2015年07月25日 星期六
包容是大众文化时代的关键词
文·杨 雪

■玉渊杂谭

    记得多年前一部青春偶像剧的经典台词——“如果道歉有用,那还要警察干嘛”,这种台湾腔的句式和逻辑虽有些幼稚,但有些时候也能用来形容“道歉多余”。比如这次,中国木兰文化研究中心要求贾玲道歉,就显得矫情,虽然我个人也不认同以自我丑化为筹码博出位的方式。在流行文化中横行多年的“恶搞”早已不知冒犯了多少人和事,在这种大众文化氛围下以正统和清高的姿态申诉,反而容易招来反感和质疑。
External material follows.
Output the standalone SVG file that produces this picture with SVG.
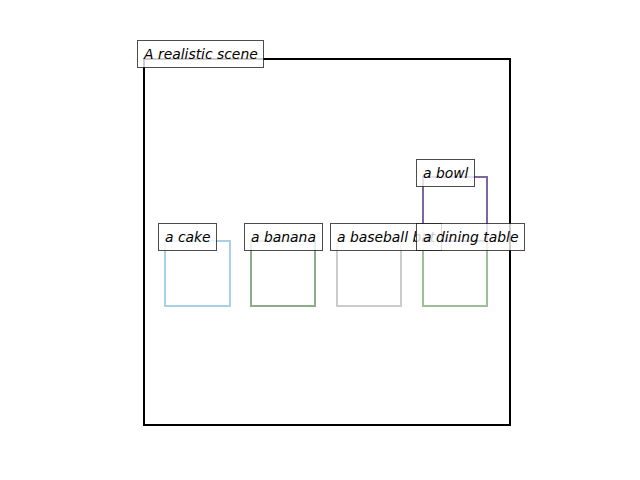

    大概是看到了所谓“伸张正义”的效果,中道协权益保护委员会紧随其后,谴责电影《道士下山》丑化道教,要求导演陈凯歌道歉。结果冯大导不干了,幽其一默曰之:“妖协要求《捉妖记》道歉。”想象力一时炸开了锅,三体人要求刘慈欣道歉,烹饪学会要求《煎饼侠》道歉……由道歉体掀起的造句潮,潜台词实际上是“木兰文化研究”和“中道协权益保护”这样的存在本就令人费解,还满世界树立假想敌,拿吹毛求疵当精益求精。

    花木兰其人并无正史记载,全因乐府双璧之《木兰辞》的流传而深入民心,走的是文学形象路线,其天然属性就是被改编和演绎。在戏台、舞台、银幕和荧幕上活跃着不同的木兰,人物创作的好坏优劣一直由观众评判。至于导演对某一人物的探索和表达,就算差强人意,所谓“纯属虚构”也不至于进入道德审判程序。文艺作品凭个人理解,实在荒唐难忍的,大不了不看,或喷几句文艺批评,都是受众的权利。但“君权神授”似的把自己置于文学形象之上,扮演起代言人,垄断其阐释权,这对所有创作者和受众而言都无异于一种精神绑架。
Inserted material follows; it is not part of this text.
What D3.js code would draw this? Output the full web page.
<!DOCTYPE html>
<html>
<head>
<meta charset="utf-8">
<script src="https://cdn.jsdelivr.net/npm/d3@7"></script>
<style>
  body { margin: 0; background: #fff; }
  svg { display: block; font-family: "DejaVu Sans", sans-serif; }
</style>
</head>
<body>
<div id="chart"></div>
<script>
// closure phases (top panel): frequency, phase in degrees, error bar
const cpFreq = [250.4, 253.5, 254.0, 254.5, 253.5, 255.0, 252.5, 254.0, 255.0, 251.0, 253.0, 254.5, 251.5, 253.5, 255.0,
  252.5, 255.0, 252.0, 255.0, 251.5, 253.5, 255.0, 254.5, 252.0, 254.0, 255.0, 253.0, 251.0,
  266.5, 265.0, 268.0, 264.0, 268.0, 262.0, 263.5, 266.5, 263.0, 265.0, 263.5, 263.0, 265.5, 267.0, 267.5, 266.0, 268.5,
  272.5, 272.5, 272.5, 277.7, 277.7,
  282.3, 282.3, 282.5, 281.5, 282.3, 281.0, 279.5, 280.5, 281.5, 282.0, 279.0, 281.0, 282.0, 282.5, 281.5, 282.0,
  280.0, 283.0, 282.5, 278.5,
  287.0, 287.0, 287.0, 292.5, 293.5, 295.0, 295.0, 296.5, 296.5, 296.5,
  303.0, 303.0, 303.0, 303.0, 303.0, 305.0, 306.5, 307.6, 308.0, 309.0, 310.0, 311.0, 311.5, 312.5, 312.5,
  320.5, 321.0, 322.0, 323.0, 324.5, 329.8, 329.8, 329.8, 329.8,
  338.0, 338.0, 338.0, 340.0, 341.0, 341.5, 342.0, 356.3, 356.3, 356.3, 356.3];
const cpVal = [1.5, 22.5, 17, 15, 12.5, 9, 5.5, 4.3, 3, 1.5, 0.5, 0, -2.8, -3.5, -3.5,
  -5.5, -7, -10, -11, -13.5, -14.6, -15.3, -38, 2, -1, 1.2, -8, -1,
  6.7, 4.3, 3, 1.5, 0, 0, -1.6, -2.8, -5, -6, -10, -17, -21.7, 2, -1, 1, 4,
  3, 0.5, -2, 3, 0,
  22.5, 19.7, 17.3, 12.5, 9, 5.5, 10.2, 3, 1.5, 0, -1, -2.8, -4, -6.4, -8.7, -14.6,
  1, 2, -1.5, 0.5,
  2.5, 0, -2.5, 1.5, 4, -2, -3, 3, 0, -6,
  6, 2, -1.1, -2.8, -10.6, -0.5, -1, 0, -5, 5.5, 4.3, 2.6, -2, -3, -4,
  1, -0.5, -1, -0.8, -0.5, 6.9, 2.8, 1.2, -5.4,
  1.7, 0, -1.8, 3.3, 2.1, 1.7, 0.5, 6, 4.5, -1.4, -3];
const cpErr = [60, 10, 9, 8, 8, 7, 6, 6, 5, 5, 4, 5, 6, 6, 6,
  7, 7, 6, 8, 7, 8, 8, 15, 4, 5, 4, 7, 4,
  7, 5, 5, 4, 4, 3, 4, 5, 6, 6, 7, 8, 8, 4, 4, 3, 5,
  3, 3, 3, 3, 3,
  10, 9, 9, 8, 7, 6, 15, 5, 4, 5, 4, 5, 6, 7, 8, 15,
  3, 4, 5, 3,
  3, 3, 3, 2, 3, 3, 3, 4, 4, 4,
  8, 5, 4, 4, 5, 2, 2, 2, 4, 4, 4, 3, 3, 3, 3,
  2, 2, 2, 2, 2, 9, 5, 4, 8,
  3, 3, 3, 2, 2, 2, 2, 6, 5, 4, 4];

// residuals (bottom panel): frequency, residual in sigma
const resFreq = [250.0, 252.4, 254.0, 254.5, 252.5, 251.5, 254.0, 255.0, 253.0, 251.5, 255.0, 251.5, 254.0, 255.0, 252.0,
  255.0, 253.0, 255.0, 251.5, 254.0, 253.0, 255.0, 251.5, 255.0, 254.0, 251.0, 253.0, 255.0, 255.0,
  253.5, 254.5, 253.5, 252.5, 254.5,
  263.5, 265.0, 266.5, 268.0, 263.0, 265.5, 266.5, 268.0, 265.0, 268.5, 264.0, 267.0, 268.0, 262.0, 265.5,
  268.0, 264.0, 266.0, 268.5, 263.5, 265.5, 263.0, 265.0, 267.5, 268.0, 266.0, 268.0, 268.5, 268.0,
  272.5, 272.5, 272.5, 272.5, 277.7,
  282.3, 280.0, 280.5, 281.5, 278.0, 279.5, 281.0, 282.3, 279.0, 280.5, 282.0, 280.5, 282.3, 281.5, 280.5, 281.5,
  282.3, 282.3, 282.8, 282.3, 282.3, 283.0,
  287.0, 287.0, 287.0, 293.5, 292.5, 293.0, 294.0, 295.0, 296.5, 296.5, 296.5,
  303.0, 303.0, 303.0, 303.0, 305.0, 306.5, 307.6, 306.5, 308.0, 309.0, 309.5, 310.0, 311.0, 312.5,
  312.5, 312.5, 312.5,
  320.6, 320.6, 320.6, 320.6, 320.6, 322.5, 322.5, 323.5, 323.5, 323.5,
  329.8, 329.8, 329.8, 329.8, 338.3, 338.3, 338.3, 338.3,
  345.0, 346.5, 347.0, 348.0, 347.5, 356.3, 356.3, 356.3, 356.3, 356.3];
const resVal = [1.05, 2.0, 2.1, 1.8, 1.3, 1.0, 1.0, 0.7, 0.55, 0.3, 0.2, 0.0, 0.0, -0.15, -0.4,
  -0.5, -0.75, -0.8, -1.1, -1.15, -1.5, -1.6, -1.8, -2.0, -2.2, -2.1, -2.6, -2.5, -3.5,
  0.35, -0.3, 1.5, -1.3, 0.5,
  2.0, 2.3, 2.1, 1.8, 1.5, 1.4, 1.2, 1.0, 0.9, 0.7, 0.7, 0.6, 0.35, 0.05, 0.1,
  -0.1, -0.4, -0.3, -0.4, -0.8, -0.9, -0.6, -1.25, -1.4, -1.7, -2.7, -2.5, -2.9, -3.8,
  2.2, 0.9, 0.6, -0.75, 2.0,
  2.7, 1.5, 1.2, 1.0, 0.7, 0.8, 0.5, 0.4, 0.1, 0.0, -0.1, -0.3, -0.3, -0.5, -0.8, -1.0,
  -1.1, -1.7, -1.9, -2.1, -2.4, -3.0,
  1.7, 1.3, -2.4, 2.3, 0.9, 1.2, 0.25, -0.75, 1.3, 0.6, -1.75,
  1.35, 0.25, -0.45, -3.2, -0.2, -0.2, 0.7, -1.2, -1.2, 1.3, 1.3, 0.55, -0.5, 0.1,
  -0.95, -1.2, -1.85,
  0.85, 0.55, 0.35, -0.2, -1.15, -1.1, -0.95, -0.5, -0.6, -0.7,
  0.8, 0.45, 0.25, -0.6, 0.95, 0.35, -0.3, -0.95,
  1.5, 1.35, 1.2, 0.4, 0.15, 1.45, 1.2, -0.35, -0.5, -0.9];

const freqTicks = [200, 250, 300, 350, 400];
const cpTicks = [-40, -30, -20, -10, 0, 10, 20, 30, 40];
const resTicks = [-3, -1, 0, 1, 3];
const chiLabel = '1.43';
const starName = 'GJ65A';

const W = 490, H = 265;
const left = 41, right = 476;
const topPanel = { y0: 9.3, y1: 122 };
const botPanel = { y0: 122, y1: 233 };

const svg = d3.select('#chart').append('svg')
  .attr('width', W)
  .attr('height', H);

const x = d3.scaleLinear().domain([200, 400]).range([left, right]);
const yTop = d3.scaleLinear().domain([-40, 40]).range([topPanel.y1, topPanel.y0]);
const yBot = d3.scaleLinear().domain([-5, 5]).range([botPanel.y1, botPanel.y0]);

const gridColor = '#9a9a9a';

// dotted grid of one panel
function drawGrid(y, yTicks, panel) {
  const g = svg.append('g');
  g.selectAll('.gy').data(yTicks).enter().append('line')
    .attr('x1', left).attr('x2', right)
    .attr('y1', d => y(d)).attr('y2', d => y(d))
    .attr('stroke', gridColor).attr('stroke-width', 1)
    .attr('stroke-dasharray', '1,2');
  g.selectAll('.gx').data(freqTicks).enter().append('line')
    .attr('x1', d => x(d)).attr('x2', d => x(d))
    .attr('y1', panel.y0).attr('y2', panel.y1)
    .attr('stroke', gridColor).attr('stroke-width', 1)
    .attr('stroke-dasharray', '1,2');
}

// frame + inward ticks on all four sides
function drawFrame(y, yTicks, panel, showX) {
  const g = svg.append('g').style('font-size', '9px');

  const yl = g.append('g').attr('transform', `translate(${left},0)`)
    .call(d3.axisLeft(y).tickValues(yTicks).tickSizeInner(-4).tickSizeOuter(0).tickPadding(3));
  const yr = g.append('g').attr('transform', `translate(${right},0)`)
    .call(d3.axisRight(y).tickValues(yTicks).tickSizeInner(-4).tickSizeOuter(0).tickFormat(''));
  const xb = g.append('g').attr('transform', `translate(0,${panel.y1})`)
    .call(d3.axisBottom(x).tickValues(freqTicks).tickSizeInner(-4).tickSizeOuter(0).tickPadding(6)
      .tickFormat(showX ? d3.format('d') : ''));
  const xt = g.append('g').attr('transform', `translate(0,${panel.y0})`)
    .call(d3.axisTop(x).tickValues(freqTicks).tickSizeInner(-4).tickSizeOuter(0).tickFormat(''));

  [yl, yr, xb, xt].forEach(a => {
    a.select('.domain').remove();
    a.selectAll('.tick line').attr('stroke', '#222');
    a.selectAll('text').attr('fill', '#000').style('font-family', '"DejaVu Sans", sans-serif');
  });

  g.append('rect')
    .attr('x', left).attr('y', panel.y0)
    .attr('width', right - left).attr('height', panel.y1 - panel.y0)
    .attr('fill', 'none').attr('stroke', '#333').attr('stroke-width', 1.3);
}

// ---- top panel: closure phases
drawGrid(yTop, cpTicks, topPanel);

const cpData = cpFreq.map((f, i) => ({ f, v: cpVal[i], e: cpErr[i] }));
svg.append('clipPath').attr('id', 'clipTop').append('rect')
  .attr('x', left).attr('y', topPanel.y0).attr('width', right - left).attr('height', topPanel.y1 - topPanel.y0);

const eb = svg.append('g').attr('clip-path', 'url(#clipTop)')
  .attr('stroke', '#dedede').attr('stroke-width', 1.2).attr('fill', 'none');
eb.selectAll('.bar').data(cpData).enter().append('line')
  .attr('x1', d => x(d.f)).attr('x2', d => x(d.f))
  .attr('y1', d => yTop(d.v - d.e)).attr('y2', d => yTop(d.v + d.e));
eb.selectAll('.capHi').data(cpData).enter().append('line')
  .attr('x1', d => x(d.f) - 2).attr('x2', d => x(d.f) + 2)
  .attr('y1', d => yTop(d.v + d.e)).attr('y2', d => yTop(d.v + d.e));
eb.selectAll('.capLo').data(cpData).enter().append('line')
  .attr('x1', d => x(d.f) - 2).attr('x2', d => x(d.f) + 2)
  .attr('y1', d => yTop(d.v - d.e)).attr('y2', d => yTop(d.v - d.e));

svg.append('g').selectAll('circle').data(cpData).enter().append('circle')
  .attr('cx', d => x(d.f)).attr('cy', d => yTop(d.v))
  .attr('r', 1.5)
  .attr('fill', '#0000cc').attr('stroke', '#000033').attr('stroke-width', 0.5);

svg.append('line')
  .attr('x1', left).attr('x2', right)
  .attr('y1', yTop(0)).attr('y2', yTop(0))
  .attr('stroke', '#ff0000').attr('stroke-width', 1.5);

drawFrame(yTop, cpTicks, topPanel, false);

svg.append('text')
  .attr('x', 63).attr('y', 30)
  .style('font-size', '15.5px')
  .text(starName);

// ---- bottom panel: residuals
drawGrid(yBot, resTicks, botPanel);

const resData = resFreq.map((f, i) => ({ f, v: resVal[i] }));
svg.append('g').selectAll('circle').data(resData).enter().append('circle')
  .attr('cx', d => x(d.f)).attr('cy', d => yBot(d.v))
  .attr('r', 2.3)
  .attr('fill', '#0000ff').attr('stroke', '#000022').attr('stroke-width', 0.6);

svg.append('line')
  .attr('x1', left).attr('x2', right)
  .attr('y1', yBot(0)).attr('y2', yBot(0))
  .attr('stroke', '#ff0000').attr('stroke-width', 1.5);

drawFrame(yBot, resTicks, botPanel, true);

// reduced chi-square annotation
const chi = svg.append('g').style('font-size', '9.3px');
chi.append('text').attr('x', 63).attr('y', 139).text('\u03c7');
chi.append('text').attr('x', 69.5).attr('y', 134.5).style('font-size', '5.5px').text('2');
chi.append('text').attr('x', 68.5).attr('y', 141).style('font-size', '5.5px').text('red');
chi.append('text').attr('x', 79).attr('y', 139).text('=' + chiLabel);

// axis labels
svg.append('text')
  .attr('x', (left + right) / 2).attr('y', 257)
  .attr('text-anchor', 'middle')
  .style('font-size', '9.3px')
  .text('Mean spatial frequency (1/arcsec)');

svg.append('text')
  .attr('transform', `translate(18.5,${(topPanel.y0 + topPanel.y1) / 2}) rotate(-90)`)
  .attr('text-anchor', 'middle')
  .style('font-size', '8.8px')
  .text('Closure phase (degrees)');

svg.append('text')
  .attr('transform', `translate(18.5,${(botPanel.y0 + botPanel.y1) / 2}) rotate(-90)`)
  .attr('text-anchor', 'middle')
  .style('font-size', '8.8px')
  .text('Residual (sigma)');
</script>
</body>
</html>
    试想一下“唐传奇研究中心”要求《西厢记》作者王实甫道歉:《莺莺传》里的张生明明是一朝富贵便始乱终弃的典型人物,怎奈你改写个有情人终成眷属的俗套结局,元稹何以瞑目?又比如“许仙文化协会”要求《新白娘子传奇》剧组道歉,因为冯梦龙本意许仙是不接受人妖相恋的,岂能在此误导新时期的青少年?以中国木兰文化研究中心和中道协权益保护委员会的逻辑理论,中国文学艺术史就此改写。

    如果作品改编本身并未逾越法治和道德标准,只不过令“风雅者”倒了胃口,那么最次称之为“三俗”之作。一个处于开放社会的文明的人或组织,对此可以选择自我抵制,却无要求道歉的权利。包容,是多元文化的基本特征。